There don’t appear to be major red flags in the correlations. Some variables are strongly related with each other, but nothing that would lead to issues.
## Sample size: 881
## Number of trees: 1000
## Forest terminal node size: 5
## Average no. of terminal nodes: 117.814
## No. of variables tried at each split: 15
## Total no. of variables: 43
## Resampling used to grow trees: swor
## Resample size used to grow trees: 557
## Analysis: RF-R
## Family: regr
## Splitting rule: mse *random*
## Number of random split points: 10
## (OOB) R squared: 0.22781441
## (OOB) Requested performance error: 1.55686503
From the training data, the model had a good OOB R-squared.

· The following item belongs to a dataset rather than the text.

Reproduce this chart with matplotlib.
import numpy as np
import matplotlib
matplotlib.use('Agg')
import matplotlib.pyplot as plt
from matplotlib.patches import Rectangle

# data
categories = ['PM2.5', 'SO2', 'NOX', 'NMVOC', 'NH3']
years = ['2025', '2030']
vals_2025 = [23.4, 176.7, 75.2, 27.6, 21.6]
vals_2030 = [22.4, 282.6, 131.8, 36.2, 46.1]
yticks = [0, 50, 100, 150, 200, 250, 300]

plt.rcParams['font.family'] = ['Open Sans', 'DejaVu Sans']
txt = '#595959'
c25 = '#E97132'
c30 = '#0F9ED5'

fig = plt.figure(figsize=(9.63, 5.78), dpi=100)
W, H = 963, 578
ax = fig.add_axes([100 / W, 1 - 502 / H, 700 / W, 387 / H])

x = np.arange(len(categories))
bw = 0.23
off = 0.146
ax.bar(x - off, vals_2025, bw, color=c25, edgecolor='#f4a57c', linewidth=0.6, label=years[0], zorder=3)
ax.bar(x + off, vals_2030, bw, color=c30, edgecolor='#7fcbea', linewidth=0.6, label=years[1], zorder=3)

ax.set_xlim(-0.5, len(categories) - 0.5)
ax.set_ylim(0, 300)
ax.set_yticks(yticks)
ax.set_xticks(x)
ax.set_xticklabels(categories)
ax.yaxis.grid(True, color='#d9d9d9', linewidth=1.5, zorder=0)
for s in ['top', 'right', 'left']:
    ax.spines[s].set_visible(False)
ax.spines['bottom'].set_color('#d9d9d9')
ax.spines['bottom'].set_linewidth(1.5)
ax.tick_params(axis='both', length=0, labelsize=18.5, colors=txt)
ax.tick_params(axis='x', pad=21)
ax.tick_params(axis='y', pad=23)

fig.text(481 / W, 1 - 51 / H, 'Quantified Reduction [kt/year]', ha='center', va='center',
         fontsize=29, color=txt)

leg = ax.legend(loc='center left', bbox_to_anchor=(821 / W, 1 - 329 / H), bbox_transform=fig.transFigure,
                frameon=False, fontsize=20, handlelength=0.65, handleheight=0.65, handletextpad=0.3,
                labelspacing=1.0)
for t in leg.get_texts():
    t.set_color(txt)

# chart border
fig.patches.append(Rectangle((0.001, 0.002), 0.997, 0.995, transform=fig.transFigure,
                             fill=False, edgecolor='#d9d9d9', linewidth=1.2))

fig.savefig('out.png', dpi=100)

## Sample size of test (predict) data: 369
## Number of grow trees: 1000
## Average no. of grow terminal nodes: 117.814
## Total no. of grow variables: 43
## Resampling used to grow trees: swor
## Resample size used to grow trees: 557
## Analysis: RF-R
## Family: regr
## R squared: 0.19801046
## Requested performance error: 1.78474045
The test data showed a similarly good OOB R-squared.
As predicted, 2018 life satisfaction is by far the most important predictor of 2022 life satisfaction. Interestingly, there are no demographic predictors that have real importance for predicting life satisfaction.